Wednesday, November 15, 2006

More on Advertising

From: http://en.wikipedia.org/wiki/Advertising (check for more details)

Whereas marketing aims to identify markets that will purchase a product (business) or support an idea and then facilitate that purchase, advertising is the paid communication by which information about the product or idea is transmitted to potential consumers.

In general, advertising is used to convey availability of a "product" (which can be a physical product, a service, or an idea) and to provide information regarding the product. This can stimulate demand for the product, one of the main objectives of advertising. More specifically, there are three generic objectives of advertisements : communicate information about a particular product, service, or brand (including announcing the existence of the product, where to purchase it, and how to use it), persuade people to buy the product, and keep the organization in the public eye (called institutional advertising). Most advertising blends elements of all three objectives. Typically new products are supported with informative and persuasive ads, while mature products use institutional and persuasive ads (sometimes called reminder ads).
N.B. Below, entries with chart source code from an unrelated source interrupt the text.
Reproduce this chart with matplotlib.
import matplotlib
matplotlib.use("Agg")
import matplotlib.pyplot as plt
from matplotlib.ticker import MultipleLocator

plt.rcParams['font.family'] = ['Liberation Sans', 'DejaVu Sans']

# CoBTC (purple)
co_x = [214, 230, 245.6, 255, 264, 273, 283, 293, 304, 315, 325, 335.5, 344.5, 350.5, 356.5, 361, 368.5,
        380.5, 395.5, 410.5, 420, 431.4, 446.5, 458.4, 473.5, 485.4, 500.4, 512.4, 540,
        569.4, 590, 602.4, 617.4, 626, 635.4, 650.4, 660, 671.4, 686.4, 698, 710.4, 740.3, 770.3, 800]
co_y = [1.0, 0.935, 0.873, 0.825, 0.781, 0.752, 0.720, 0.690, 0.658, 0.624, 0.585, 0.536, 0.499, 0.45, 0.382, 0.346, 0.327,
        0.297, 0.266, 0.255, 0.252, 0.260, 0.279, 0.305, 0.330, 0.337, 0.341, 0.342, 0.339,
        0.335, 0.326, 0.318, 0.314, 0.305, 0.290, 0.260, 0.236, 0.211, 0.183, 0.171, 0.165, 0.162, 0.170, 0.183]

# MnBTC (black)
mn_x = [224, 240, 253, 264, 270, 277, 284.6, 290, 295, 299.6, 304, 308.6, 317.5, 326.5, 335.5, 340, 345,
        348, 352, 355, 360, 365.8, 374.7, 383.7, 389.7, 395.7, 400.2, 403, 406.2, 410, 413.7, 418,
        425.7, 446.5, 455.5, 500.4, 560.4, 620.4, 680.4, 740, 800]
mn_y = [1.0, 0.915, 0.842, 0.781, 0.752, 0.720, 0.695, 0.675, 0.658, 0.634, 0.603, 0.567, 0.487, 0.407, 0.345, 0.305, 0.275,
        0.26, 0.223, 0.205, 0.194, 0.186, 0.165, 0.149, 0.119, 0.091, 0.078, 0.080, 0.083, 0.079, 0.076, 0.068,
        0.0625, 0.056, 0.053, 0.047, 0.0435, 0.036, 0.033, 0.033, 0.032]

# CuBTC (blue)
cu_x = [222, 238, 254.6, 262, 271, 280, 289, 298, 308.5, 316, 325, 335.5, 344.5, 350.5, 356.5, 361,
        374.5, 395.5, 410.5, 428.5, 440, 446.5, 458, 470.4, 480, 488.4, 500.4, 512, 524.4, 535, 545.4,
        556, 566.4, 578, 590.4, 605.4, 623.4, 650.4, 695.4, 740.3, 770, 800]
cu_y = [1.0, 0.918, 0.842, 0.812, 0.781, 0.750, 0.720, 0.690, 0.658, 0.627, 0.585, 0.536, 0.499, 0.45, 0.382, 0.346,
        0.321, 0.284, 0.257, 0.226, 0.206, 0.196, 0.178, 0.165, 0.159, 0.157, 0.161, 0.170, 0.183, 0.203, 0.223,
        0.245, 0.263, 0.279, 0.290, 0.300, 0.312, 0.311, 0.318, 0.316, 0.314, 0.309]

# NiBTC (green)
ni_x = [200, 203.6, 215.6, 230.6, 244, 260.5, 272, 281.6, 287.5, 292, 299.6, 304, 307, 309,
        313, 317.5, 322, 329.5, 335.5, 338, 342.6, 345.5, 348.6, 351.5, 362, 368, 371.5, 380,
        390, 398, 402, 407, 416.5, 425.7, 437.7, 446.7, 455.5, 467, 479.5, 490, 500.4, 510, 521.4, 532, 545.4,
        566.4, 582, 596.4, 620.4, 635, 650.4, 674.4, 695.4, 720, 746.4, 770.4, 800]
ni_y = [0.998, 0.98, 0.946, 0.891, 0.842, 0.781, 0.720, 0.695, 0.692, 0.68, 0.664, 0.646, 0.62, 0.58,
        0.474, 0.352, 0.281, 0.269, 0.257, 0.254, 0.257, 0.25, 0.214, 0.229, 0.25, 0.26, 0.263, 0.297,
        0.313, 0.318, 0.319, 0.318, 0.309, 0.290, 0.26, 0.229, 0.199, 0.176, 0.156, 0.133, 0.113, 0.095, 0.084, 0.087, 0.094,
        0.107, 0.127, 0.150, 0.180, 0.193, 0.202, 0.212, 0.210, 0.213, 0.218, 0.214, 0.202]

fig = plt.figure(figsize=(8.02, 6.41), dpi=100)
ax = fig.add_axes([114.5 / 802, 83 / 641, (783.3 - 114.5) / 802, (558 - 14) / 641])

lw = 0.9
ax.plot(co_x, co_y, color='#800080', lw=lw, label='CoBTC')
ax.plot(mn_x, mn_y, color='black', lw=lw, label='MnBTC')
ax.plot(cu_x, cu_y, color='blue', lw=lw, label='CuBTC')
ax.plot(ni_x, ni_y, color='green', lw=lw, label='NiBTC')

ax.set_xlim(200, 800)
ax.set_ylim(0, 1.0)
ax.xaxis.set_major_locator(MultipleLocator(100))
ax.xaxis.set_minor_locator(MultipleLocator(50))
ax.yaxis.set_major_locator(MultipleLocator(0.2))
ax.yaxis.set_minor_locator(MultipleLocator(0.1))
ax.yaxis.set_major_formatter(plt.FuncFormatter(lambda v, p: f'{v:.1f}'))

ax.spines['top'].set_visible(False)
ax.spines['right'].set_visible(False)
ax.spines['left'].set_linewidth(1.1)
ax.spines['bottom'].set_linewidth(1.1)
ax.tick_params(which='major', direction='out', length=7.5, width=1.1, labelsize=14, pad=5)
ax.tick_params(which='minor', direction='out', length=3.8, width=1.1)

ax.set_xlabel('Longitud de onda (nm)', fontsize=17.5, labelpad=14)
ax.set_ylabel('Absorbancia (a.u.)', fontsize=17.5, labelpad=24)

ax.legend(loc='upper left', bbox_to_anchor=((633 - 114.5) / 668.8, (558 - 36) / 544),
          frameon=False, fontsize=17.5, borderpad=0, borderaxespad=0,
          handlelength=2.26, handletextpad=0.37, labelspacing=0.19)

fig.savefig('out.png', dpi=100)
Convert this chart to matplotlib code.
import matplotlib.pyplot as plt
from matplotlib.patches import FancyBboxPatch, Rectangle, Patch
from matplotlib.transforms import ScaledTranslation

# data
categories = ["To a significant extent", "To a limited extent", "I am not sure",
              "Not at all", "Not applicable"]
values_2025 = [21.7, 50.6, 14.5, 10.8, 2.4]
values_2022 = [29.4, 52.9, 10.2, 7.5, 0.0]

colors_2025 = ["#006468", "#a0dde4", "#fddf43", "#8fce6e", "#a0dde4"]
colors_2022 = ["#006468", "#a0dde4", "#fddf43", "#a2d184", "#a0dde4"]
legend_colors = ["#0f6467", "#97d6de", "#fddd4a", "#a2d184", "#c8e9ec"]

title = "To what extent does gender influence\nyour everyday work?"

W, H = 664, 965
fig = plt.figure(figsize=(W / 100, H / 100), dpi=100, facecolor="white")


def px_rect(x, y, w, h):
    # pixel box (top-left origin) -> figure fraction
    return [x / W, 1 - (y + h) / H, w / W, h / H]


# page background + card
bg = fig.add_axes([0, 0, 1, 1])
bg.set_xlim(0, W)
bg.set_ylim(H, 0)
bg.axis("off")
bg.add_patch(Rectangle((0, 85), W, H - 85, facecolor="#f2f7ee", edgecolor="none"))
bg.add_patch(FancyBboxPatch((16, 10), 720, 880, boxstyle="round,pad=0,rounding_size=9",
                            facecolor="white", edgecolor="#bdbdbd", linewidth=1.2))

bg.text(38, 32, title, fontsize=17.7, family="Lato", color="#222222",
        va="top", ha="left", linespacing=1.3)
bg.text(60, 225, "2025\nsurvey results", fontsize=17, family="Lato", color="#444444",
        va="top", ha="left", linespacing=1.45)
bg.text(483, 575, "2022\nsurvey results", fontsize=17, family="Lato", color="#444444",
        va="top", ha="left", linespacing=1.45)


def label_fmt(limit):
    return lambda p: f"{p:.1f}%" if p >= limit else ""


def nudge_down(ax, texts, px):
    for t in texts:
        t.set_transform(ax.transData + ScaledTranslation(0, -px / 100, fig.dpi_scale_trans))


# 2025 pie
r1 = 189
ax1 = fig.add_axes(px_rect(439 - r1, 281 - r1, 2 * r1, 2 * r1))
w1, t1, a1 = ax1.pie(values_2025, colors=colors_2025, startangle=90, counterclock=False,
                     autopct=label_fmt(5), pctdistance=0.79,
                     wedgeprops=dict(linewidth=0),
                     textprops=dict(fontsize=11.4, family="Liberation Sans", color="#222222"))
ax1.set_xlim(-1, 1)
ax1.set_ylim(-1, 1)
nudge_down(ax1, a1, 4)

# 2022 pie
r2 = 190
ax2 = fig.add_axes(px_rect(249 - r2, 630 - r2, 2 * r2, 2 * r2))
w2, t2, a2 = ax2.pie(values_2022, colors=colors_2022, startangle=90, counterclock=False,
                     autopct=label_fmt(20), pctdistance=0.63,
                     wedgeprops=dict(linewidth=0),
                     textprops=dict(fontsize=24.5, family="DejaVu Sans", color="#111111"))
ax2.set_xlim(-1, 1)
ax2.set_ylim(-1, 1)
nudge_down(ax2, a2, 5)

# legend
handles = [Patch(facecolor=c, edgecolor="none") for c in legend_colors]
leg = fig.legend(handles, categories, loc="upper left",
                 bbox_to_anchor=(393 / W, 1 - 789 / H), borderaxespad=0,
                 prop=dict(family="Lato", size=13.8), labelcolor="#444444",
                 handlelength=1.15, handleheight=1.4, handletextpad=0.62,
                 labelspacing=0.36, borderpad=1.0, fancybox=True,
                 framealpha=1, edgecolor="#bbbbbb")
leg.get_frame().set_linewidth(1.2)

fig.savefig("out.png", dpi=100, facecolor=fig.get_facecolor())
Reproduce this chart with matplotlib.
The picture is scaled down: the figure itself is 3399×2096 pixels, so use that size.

Advertising frequently uses persuasive appeals, both logical and emotional (that is, it is a form of propaganda), sometimes even to the exclusion of any product information. More specific objectives include increases in short or long term sales, market share, awareness, product trial, mind share, brand name recall, product use information, positioning or repositioning, and organizational image improvement.

Examples of the ideas, informative or otherwise, that advertising tries to communicate are product details, benefits and brand information. Advertising usually seeks to find a unique selling proposition (USP) of any product and communicate that to the user. This may take the form of a unique product feature or a perceived benefit. In the face of increased competition within the market due to growing numbers of substitutes there is more branding occurring in advertising. This branding attributes a certain personality or reputation to a brand, termed brand equity, which is distinctive from its competition. Generally, brand equity is a measure of the volume and homogeneity of, as well as positive and negative characteristics of, individual and cultural ideas associated with the product.

Effective advertising will stimulate demand for a product and build brand equity and brand franchise. When enough brand equity is created that the brand has the ability to draw buyers (even without further advertising), it is said to have brand franchise. The ultimate brand franchise is when the brand is so prevalent in people's mind (called mind share), that it is used to describe the whole category of products. This phenomena is sometimes known as "hyperbranding." Kleenex, for example, can distinguish itself as a type of tissue or a label for a category of products. That is, it is frequently used as a generic term. One of the most successful firms to have achieved a dominant brand franchise is Hoover, whose name was for a very long time synonymous with vacuum cleaner (and Dyson has subsequently managed to achieve similar status, having moved into the Hoover market with a more sophisticated model of vacuum cleaner). The strength of a brand franchise can be established to a greater or lesser degrees in various markets. In Texas, for example, it is common to hear people refer to any soft drink as a Coke, regardless of whether it is actually produced by Coca-Cola or not (more accurate terms would be 'cola' or 'soda').

A legal risk of the dominant brand franchise is that the name can become so widely accepted that it becomes a generic term, and loses trademark protection. Examples include "escalator", "aspirin" and "mimeograph".